MediumBufferThreshold
Gets the size threshold for medium memory buffers (in bytes).
public int MediumBufferThreshold { get; init; }
Property Value
- int
The medium buffer threshold. Must be greater than SmallBufferThreshold. Default is 64 KB (65536 bytes).
Remarks
Buffers between small and medium thresholds use the medium buffer pool. Common for intermediate computations and temporary storage. Typical range: 32 KB - 1 MB.
Exceptions
- ArgumentOutOfRangeException
Thrown when the value is less than or equal to SmallBufferThreshold.
SmallBufferThreshold
Gets the minimum size threshold for small memory buffers (in bytes).

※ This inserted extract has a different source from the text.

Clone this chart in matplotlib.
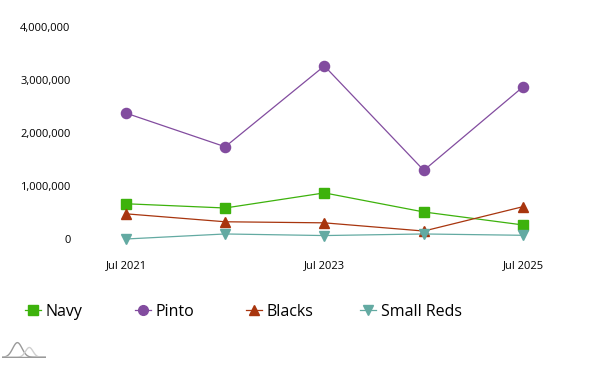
#!/usr/bin/env python3
import datetime as dt
import numpy as np
import matplotlib
matplotlib.use("Agg")
import matplotlib.pyplot as plt
import matplotlib.dates as mdates
from matplotlib.ticker import FuncFormatter
from matplotlib.lines import Line2D

dates = [dt.date(2021, 7, 1), dt.date(2022, 7, 1), dt.date(2023, 7, 1),
         dt.date(2024, 7, 1), dt.date(2025, 7, 1)]
navy = [665000, 585000, 870000, 510000, 265000]
pinto = [2375000, 1740000, 3265000, 1295000, 2870000]
blacks = [475000, 325000, 305000, 150000, 610000]
small_reds = [0, 95000, 65000, 95000, 70000]

series = [
    ("Navy", navy, "#3db20c", "s"),
    ("Pinto", pinto, "#824c9f", "o"),
    ("Blacks", blacks, "#a8350e", "^"),
    ("Small Reds", small_reds, "#63aaa2", "v"),
]

plt.rcParams["font.family"] = ["Open Sans", "DejaVu Sans"]

W, H = 591, 376
fig = plt.figure(figsize=(W / 100, H / 100), dpi=100)
# axes spans exactly from first to last point, 0 to 4M
ax = fig.add_axes([126 / W, 137 / H, (523 - 126) / W, 212 / H])

for name, vals, color, marker in series:
    ax.plot(dates, vals, color=color, lw=0.9, marker=marker, markersize=7.3,
            clip_on=False, label=name)

ax.set_xlim(dates[0], dates[-1])
ax.set_ylim(0, 4000000)
ax.set_yticks([0, 1000000, 2000000, 3000000, 4000000])
ax.yaxis.set_major_formatter(FuncFormatter(lambda v, p: f"{int(v):,}"))
ax.set_xticks([dates[0], dates[2], dates[4]])
ax.xaxis.set_major_formatter(mdates.DateFormatter("%b %Y"))
ax.tick_params(axis="y", length=0, pad=40, labelsize=8)
ax.tick_params(axis="x", length=0, pad=15, labelsize=8)
for s in ax.spines.values():
    s.set_visible(False)

# legend items at fixed spacing
xs = [32, 142, 253, 367]
for (name, vals, color, marker), x in zip(series, xs):
    h = Line2D([], [], color=color, lw=0.9, marker=marker, markersize=7)
    fig.legend(handles=[h], labels=[name], loc="center left",
               bbox_to_anchor=((x - 7) / W, 1 - 312 / H), frameon=False,
               fontsize=11.5, handlelength=1.0, handletextpad=0.3,
               borderaxespad=0, borderpad=0)

# small grey logo
lg = fig.add_axes([2 / W, 1 - 358 / H, 44 / W, 17 / H])
t = np.linspace(0, 1, 100)
lg.plot(t, np.exp(-((t - 0.35) / 0.15) ** 2) * 0.9, color="#9a9a9a", lw=1)
lg.plot(t, np.exp(-((t - 0.62) / 0.12) ** 2) * 0.6, color="#cfcfcf", lw=1)
lg.plot([0, 1], [0, 0], color="#999999", lw=1)
lg.set_xlim(0, 1)
lg.set_ylim(-0.05, 1)
lg.axis("off")

fig.savefig("out.png", dpi=100)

public int SmallBufferThreshold { get; init; }
Property Value
- int
The small buffer threshold. Must be greater than 0. Default is 4 KB (4096 bytes).
Remarks
Buffers smaller than this size are allocated from the small buffer pool. Common for kernel parameters, indices, and small working sets. Typical range: 1 KB - 64 KB.
Exceptions
- ArgumentOutOfRangeException
Thrown when the value is less than 256.
UsePinnedMemory
Gets a value indicating whether to use pinned (page-locked) host memory.

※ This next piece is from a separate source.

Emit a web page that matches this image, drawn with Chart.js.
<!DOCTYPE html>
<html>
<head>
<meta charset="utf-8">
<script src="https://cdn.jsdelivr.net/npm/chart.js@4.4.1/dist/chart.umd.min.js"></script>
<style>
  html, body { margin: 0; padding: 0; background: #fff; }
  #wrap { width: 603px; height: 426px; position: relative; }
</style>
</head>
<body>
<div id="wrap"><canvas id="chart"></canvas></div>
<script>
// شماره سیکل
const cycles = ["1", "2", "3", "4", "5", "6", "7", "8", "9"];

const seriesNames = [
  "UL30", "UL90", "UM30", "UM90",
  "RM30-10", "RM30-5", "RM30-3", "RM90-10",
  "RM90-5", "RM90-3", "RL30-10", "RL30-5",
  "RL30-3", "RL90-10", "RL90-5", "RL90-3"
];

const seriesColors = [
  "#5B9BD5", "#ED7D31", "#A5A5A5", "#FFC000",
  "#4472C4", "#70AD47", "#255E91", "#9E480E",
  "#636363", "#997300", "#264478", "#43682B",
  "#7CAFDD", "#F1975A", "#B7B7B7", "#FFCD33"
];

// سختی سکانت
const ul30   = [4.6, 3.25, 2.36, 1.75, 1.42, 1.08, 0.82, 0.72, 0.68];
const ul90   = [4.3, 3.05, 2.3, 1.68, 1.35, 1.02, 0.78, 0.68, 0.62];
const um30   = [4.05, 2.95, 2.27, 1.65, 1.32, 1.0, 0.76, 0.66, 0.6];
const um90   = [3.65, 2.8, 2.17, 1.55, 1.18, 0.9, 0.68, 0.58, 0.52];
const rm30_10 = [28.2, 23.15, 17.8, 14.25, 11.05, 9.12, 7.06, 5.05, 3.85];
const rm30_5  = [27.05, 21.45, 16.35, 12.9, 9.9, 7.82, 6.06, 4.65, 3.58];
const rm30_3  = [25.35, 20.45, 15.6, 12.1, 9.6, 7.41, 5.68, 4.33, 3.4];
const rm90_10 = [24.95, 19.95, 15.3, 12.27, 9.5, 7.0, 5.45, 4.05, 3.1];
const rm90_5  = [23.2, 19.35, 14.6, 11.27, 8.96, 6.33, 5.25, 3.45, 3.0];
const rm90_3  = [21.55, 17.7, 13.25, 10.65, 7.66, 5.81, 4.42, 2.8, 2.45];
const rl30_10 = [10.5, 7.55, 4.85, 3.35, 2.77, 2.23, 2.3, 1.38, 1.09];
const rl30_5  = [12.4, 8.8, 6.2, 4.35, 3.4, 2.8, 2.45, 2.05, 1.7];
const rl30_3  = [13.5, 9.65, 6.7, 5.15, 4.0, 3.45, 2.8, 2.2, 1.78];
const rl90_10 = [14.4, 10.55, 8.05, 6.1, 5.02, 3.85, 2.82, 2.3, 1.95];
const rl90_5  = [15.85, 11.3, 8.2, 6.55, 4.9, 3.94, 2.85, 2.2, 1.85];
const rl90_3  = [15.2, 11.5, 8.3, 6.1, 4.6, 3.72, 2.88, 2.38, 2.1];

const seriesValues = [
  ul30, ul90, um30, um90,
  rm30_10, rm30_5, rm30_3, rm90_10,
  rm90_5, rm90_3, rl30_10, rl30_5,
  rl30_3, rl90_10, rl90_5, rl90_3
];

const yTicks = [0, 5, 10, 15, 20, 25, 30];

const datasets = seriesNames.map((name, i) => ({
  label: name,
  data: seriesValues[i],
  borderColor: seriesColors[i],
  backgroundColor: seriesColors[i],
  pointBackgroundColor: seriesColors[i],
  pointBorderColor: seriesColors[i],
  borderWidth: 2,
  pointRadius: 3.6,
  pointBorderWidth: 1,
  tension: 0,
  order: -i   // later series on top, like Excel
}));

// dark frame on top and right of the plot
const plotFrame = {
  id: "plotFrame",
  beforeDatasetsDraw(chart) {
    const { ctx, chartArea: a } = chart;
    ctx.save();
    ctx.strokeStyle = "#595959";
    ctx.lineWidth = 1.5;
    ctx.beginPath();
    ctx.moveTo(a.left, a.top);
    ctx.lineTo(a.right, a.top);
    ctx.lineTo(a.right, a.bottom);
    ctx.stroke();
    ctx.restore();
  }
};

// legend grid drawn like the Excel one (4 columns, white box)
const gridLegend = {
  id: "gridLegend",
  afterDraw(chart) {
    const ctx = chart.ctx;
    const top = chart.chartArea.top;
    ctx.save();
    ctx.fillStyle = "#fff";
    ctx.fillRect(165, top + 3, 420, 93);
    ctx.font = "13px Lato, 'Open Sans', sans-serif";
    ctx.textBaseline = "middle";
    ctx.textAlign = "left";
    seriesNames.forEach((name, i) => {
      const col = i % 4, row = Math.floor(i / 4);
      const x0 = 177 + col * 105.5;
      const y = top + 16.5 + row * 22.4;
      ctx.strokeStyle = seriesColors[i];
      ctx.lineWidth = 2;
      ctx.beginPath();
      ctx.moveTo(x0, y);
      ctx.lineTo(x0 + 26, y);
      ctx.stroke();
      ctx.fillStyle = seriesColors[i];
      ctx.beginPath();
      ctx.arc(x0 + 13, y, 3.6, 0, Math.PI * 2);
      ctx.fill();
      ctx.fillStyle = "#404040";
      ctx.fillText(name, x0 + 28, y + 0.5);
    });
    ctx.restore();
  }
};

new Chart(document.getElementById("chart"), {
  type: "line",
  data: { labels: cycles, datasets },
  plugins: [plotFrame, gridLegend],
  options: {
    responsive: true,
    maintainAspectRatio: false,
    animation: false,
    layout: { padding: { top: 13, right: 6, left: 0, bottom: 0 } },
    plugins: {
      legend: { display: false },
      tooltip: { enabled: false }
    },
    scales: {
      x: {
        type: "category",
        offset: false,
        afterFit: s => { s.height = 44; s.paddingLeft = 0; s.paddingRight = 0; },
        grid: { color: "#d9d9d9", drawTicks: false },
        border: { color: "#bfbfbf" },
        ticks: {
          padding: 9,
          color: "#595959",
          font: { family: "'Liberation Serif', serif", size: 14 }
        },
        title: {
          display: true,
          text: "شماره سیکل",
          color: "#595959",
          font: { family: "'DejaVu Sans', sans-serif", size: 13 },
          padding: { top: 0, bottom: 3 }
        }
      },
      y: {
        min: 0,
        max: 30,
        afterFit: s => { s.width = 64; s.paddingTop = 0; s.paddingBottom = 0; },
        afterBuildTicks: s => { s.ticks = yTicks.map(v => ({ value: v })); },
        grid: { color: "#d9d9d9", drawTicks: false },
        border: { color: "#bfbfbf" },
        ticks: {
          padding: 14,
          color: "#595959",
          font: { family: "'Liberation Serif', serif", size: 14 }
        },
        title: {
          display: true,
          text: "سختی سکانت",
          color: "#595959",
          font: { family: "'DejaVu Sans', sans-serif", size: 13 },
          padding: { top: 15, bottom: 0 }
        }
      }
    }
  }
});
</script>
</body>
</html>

public bool UsePinnedMemory { get; init; }
Property Value
- bool
trueto use pinned memory; otherwise,false. Default istrue.
Remarks
Pinned memory (CL_MEM_ALLOC_HOST_PTR) is page-locked and can be transferred to/from the device faster than regular memory. However, it's a limited resource and excessive pinning can degrade system performance. Use for frequently transferred buffers in performance-critical paths.